Il y a eu d’autres actes récents de censure en ligne des opinions de gauche et antiguerre. Un exemple est la suppression par Spotify d’un podcast «Moment of Clarity» de Lee Camp. Camp a noté la correspondance entre l’invasion de l’Ukraine par le régime de Poutine et les nombreuses guerres agressives de l’impérialisme américain au cours des dernières décennies. Il a tweeté: «Mon podcast “Moment of Clarity” (un “Moment de clarté”) a été supprimé de @Spotify. Qu’on se le dise: on peut faire du contenu anti-femmes, anti-trans ou raciste sur Spotify mais on ne peut pas être antiguerre. Ce n’est pas autorisé».

Camp a également tweeté: «Une fois que tout, à l’exception de la propagande pro-guerre américaine, aura été interdit à la télévision et sur Internet, vous sentirez-vous en sécurité? Tout ira-t-il mieux?»

L’interdiction des sources médiatiques russes a également obtenu l’approbation du sénateur Mark R. Warner (démocrate, Virginie). Ce dernier fait depuis longtemps pression sur l’industrie technologique pour qu’elle restreigne les éditeurs soutenus par le gouvernement russe afin de renforcer la censure sur Internet.

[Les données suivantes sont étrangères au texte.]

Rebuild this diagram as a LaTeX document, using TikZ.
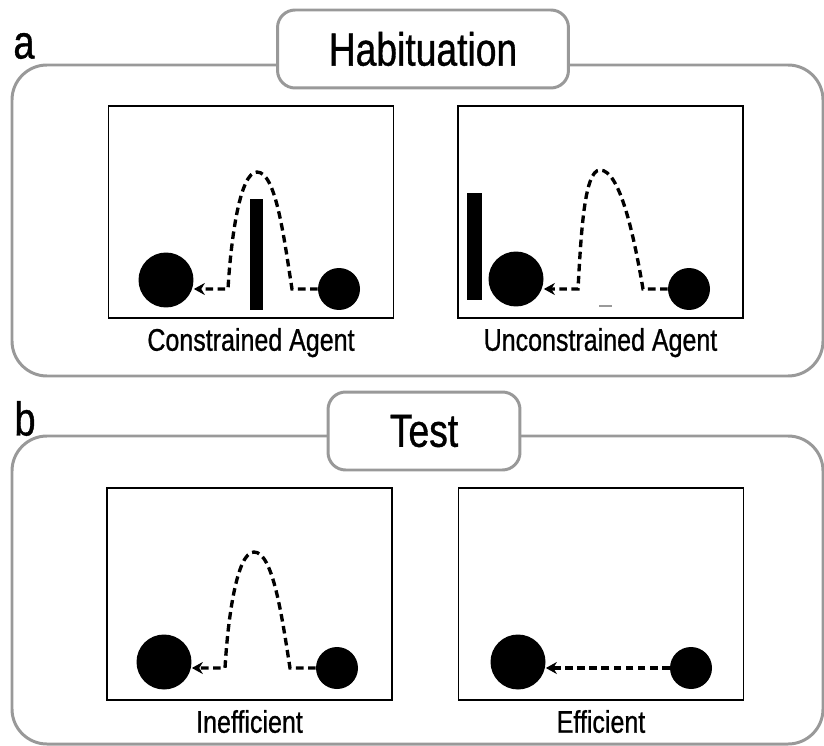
\documentclass[tikz,border=0pt]{standalone}
\usepackage{fontspec}
\setmainfont{Liberation Sans}[FakeStretch=0.8,FakeBold=0.8]
\usepackage{tikz}
\usetikzlibrary{arrows.meta,positioning}
\definecolor{framegray}{gray}{0.6}
\tikzset{>=stealth,
	group/.style={% grey frame round one row of panels
		draw=framegray,
		line width=1.7pt,
		rounded corners=0.7cm
	},
	title/.style={
		draw=framegray, fill=white,
		line width=1.7pt,
		rounded corners=10pt,
		minimum height=1.56cm,
		inner sep=0pt,
		font=\fontsize{26.5}{28}\selectfont
	},
	panel/.style={
		draw, rectangle,
		line width=0.85pt,
		minimum width=5.7cm,
		minimum height=4.24cm,
		inner sep=0pt
	},
	caption/.style={
		inner sep=0pt,
		font=\fontsize{17.8}{19}\selectfont
	},
	letter/.style={inner sep=0pt, font=\fontsize{27}{28}\selectfont},
	goal/.style={circle, fill=black, minimum size=1.1cm, inner sep=0pt},
	agent/.style={circle, fill=black, minimum size=0.84cm, inner sep=0pt},
	wall/.style={rectangle, fill=black, inner sep=0pt},
	trail/.style={
		line width=1.9pt,
		dash pattern=on 4.3pt off 2.6pt,
		-{Stealth[length=2.2mm,width=2.4mm]}
	}
}

\begin{document}
\begin{tikzpicture}[x=0.02cm,y=-0.02cm]
		\useasboundingbox (0,0) rectangle (824,746);
		
		% Row a: habituation
		\draw[group] (12,65) rectangle (823,376);
		\node[title, minimum width=5.82cm] (HB) at (423,49) {Habituation};
		\node[letter] (a) at (24,46) {a};
		
		\node[panel] (P1) at (251,212) {};
		\node[panel] (P2) at (600.5,212) {};
		\node[caption, below=0.18cm of P1] (L1) {Constrained Agent};
		\node[caption, below=0.18cm of P2] (L2) {Unconstrained Agent};
		
		\node[goal] (B1) at (166,280) {};
		\node[agent] (S1) at (339,289) {};
		\node[wall, minimum width=0.26cm, minimum height=2.22cm] (W1) at (256.5,254.5) {};
		\coordinate (T1) at (257,172);
		\draw[trail] (S1) -- (292,289) .. controls (284,238) and (276,172) .. (T1)
		.. controls (240,172) and (231,238) .. (228,289) -- (B1.east |- S1);
		
		\node[goal] (B2) at (516,279) {};
		\node[agent] (S2) at (689,289) {};
		\node[wall, minimum width=0.3cm, minimum height=2.14cm] (W2) at (474,246.5) {};
		\coordinate (T2) at (600,170);
		\draw[trail] (S2) -- (643,289) .. controls (634,236) and (620,170) .. (T2)
		.. controls (584,170) and (581,236) .. (578,289) -- (B2.east |- S2);
		\draw[framegray, line width=0.8pt] (599,306) -- (612,306);
		
		% Row b: test
		\draw[group] (12,436) rectangle (823,744);
		\node[title, minimum width=3.84cm] (TS) at (424,431) {Test};
		\node[letter] (b) at (25,418.5) {b};
		
		\node[panel] (P3) at (249.5,594) {};
		\node[panel] (P4) at (601,594) {};
		\node[caption, below=0.18cm of P3] (L3) {Inefficient};
		\node[caption, below=0.18cm of P4] (L4) {Efficient};
		
		\node[goal] (B3) at (164,662) {};
		\node[agent] (S3) at (337,668) {};
		\coordinate (T3) at (254,552);
		\draw[trail] (S3) -- (290,668) .. controls (282,617) and (273,552) .. (T3)
		.. controls (237,552) and (228,617) .. (225,668) -- (B3.east |- S3);
		
		\node[goal] (B4) at (518,662) {};
		\node[agent] (S4) at (691,668) {};
		\draw[trail] (S4) -- (B4.east |- S4);
	\end{tikzpicture}
\end{document}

Lors d’un événement Washington Post Live (en direct) lundi, Warner, qui préside la commission sénatoriale du renseignement, a salué les mesures prises pour démonétiser les médias d’État russes, mais a déclaré que la guerre en Ukraine soulignait la nécessité de réglementer davantage les médias sociaux aux États-Unis. «Nous avons besoin de certaines règles de conduite à l’avenir. Que ce soit en temps de paix ou de guerre, ces entreprises ont un pouvoir inégalé», a-t-il déclaré.